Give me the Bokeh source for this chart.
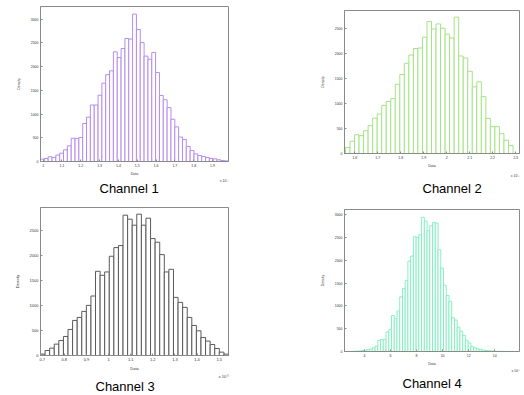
from bokeh.plotting import figure
from bokeh.models import Range1d, FixedTicker, NumeralTickFormatter, Title
from bokeh.layouts import row, column
from bokeh.embed import file_html
from bokeh.resources import INLINE

FONT = "Liberation Sans"

# ---------------- data ----------------
ch1_start = 0.986
ch1_width = 0.02039
ch1_counts = [50, 63, 100, 85, 135, 175, 245, 330, 490, 485,
              505, 800, 935, 1190, 1190, 1395, 1650, 1830, 1910, 2310,
              2190, 2380, 2590, 2580, 3105, 2780, 2505, 2220, 2155, 2295,
              1875, 1390, 1300, 1135, 890, 730, 515, 465, 315, 230,
              160, 125, 105, 85, 65, 55, 35, 20, 12]
ch1_xlim = (0.986, 1.985)
ch1_ylim = (0, 3265)
ch1_xticks = [1.0, 1.1, 1.2, 1.3, 1.4, 1.5, 1.6, 1.7, 1.8, 1.9]
ch1_yticks = [0, 500, 1000, 1500, 2000, 2500, 3000]

ch2_start = 1.5592
ch2_width = 0.01972
ch2_counts = [120, 245, 375, 355, 455, 555, 705, 785, 960, 1040,
              1095, 1380, 1575, 1800, 1965, 2095, 2105, 2320, 2635, 2485,
              2585, 2500, 2380, 2305, 2720, 1945, 1905, 1640, 1330, 1430,
              1135, 700, 535, 535, 395, 265, 160]
ch2_xlim = (1.555, 2.317)
ch2_ylim = (0, 2853)
ch2_xticks = [1.6, 1.7, 1.8, 1.9, 2.0, 2.1, 2.2, 2.3]
ch2_yticks = [0, 500, 1000, 1500, 2000, 2500]

ch3_start = 0.6925
ch3_width = 0.02072
ch3_counts = [27, 100, 147, 227, 300, 380, 520, 700, 760, 880,
              1000, 1187, 1680, 1600, 1667, 1980, 2153, 2193, 2800, 2720,
              2600, 2820, 2600, 2740, 2333, 2260, 2013, 1667, 1720, 1160,
              1060, 960, 760, 600, 493, 360, 287, 220, 140, 67, 27]
ch3_xlim = (0.6925, 1.542)
ch3_ylim = (0, 2953)
ch3_xticks = [0.7, 0.8, 0.9, 1.0, 1.1, 1.2, 1.3, 1.4, 1.5]
ch3_yticks = [0, 500, 1000, 1500, 2000, 2500]

ch4_start = 2.51
ch4_width = 0.21
ch4_counts = [0, 2, 3, 5, 10, 15, 20, 30, 40, 55,
              80, 120, 245, 260, 265, 430, 480, 790, 720, 890,
              1200, 1380, 1560, 1985, 2095, 2520, 2505, 2565, 2945, 2860,
              2650, 2760, 2830, 2820, 2235, 1830, 1455, 1230, 1100, 740,
              690, 535, 445, 355, 245, 185, 105, 80, 60, 50,
              35, 25, 18, 12, 8, 5, 4, 3, 2, 2,
              1, 1, 0, 0]
ch4_xlim = (2.475, 15.9)
ch4_ylim = (0, 3117)
ch4_xticks = [4, 6, 8, 10, 12, 14]
ch4_yticks = [0, 500, 1000, 1500, 2000, 2500, 3000]

captions = ["Channel 1", "Channel 2", "Channel 3", "Channel 4"]
exponents = ["x 10\u207b\u00b3", "x 10\u207b\u00b3", "x 10\u207b\u00b3", "x 10\u2074"]


def make_hist(counts, start, width, xlim, ylim, xticks, yticks, color,
              caption, exp_text, cap_offset, w, h, mb, cap_standoff,
              exp_standoff, tick_fs="3.5px", lab_fs="3.5px"):
    p = figure(width=w, height=h, output_backend="svg", toolbar_location=None,
               x_range=Range1d(*xlim), y_range=Range1d(*ylim),
               min_border_left=mb[0], min_border_right=mb[1],
               min_border_top=mb[2], min_border_bottom=mb[3])
    left = [start + i * width for i in range(len(counts))]
    right = [l + width for l in left]
    p.quad(left=left, right=right, bottom=0, top=counts,
           fill_color="white", line_color=color, line_width=1)
    p.xgrid.visible = False
    p.ygrid.visible = False
    p.outline_line_color = "#8a8a8a"
    p.background_fill_color = "white"
    p.border_fill_color = "white"
    p.xaxis.ticker = FixedTicker(ticks=xticks)
    p.yaxis.ticker = FixedTicker(ticks=yticks)
    p.xaxis.formatter = NumeralTickFormatter(format="0.[0]")
    for ax in (p.xaxis, p.yaxis):
        ax.axis_line_color = "#8a8a8a"
        ax.major_tick_line_color = "#8a8a8a"
        ax.major_tick_in = 2
        ax.major_tick_out = 0
        ax.minor_tick_line_color = None
        ax.major_label_text_font = FONT
        ax.major_label_text_font_size = tick_fs
        ax.major_label_text_color = "#333333"
        ax.major_label_standoff = 2
        ax.axis_label_text_font = FONT
        ax.axis_label_text_font_size = lab_fs
        ax.axis_label_text_font_style = "normal"
        ax.axis_label_text_color = "#333333"
    p.xaxis.axis_label = "Data"
    p.yaxis.axis_label = "Density"
    p.xaxis.axis_label_standoff = 2
    p.yaxis.axis_label_standoff = 7
    p.add_layout(Title(text=exp_text, align="right", standoff=exp_standoff,
                       text_font=FONT, text_font_size=tick_fs,
                       text_font_style="normal", text_color="#333333"), "below")
    p.add_layout(Title(text=caption, align="left", offset=cap_offset,
                       standoff=cap_standoff, text_font=FONT,
                       text_font_size="13px", text_font_style="normal",
                       text_color="black"), "below")
    return p


p1 = make_hist(ch1_counts, ch1_start, ch1_width, ch1_xlim, ch1_ylim,
               ch1_xticks, ch1_yticks, "#b48cf0", captions[0], exponents[0],
               59, 262, 197, (36, 29, 6, 36), -3, -4)
p2 = make_hist(ch2_counts, ch2_start, ch2_width, ch2_xlim, ch2_ylim,
               ch2_xticks, ch2_yticks, "#a4e486", captions[1], exponents[1],
               78, 262, 197, (77, 5, 10, 44), 1, 2)
p3 = make_hist(ch3_counts, ch3_start, ch3_width, ch3_xlim, ch3_ylim,
               ch3_xticks, ch3_yticks, "#5a5a5a", captions[2], exponents[2],
               55, 262, 198, (40, 34, 10, 40), 1, -4,
               tick_fs="4px", lab_fs="4px")
p4 = make_hist(ch4_counts, ch4_start, ch4_width, ch4_xlim, ch4_ylim,
               ch4_xticks, ch4_yticks, "#86f0c4", captions[3], exponents[3],
               58, 262, 198, (82, 1, 12, 44), 7, -4)

layout = row(column(p1, p3), column(p2, p4))

open("out.html", "w").write(file_html(layout, INLINE))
----------------
* [Task requirements] Restate only the lines running from the start of the material above through the line containing "ch1_yticks = [0, 500, 1000, 1500, 2000, 2500, 3000]", ends included. No pictures.

* [Solution for this problem]
Give me the Bokeh source for this chart.
from bokeh.plotting import figure
from bokeh.models import Range1d, FixedTicker, NumeralTickFormatter, Title
from bokeh.layouts import row, column
from bokeh.embed import file_html
from bokeh.resources import INLINE

FONT = "Liberation Sans"

# ---------------- data ----------------
ch1_start = 0.986
ch1_width = 0.02039
ch1_counts = [50, 63, 100, 85, 135, 175, 245, 330, 490, 485,
              505, 800, 935, 1190, 1190, 1395, 1650, 1830, 1910, 2310,
              2190, 2380, 2590, 2580, 3105, 2780, 2505, 2220, 2155, 2295,
              1875, 1390, 1300, 1135, 890, 730, 515, 465, 315, 230,
              160, 125, 105, 85, 65, 55, 35, 20, 12]
ch1_xlim = (0.986, 1.985)
ch1_ylim = (0, 3265)
ch1_xticks = [1.0, 1.1, 1.2, 1.3, 1.4, 1.5, 1.6, 1.7, 1.8, 1.9]
ch1_yticks = [0, 500, 1000, 1500, 2000, 2500, 3000]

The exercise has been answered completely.